CD Projekt Is Bringing Together The Best Of European Development

 

Glatz joined the Polish studio in March as a senior open-world designer, although it is not yet known which project he is working on. He may be reinforcing the nearly 500-person team behind The Witcher 4, but he could also end up on Cyberpunk 2, where open-world structure, quest design, and urban storytelling would all benefit from that kind of expertise. Wherever he lands, his experience fits very neatly into the next era of CD Projekt RED: the studio wants to build RPGs that impress not only through scale and visual presentation, but also through worldbuilding, quest structure, and character dynamics.

Glatz’s move is not an isolated signing either. In recent months, several developers from Warhorse Studios have made the jump to CD Projekt RED. They include Alice Severová, producer of Kingdom Come: Deliverance II, and Karel Kolmann, who worked on the same game as a senior quest designer. The Polish studio already also has veterans from teams such as Larian Studios, BioWare, Blizzard, and even Sandfall Interactive, the creators of Clair Obscur: Expedition 33. This suggests that CD Projekt RED is not simply hiring bodies to fill seats, but deliberately gathering developers who represent some of the strongest strands of European RPG development.

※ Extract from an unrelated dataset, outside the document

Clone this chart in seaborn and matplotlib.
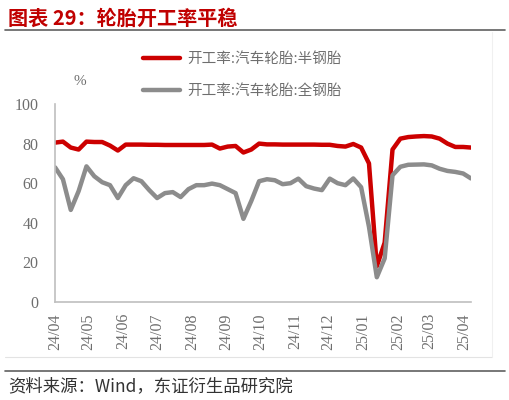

Meanwhile, the team responsible for the Cyberpunk 2077 sequel is also continuing to expand. Details about the project remain scarce, and The Witcher 4 still appears to be the more immediate major objective on the studio’s roadmap, but the simultaneous growth of both teams shows that CD Projekt RED is no longer preparing for just one big bet. The Polish studio wants to define the future of two franchises that have helped shape RPG culture over the last decade. To do that, it needs exactly this type of developer: people who do not merely fill a map with icons, but understand how a quest becomes a situation, a conflict, a decision, and a story players actually remember.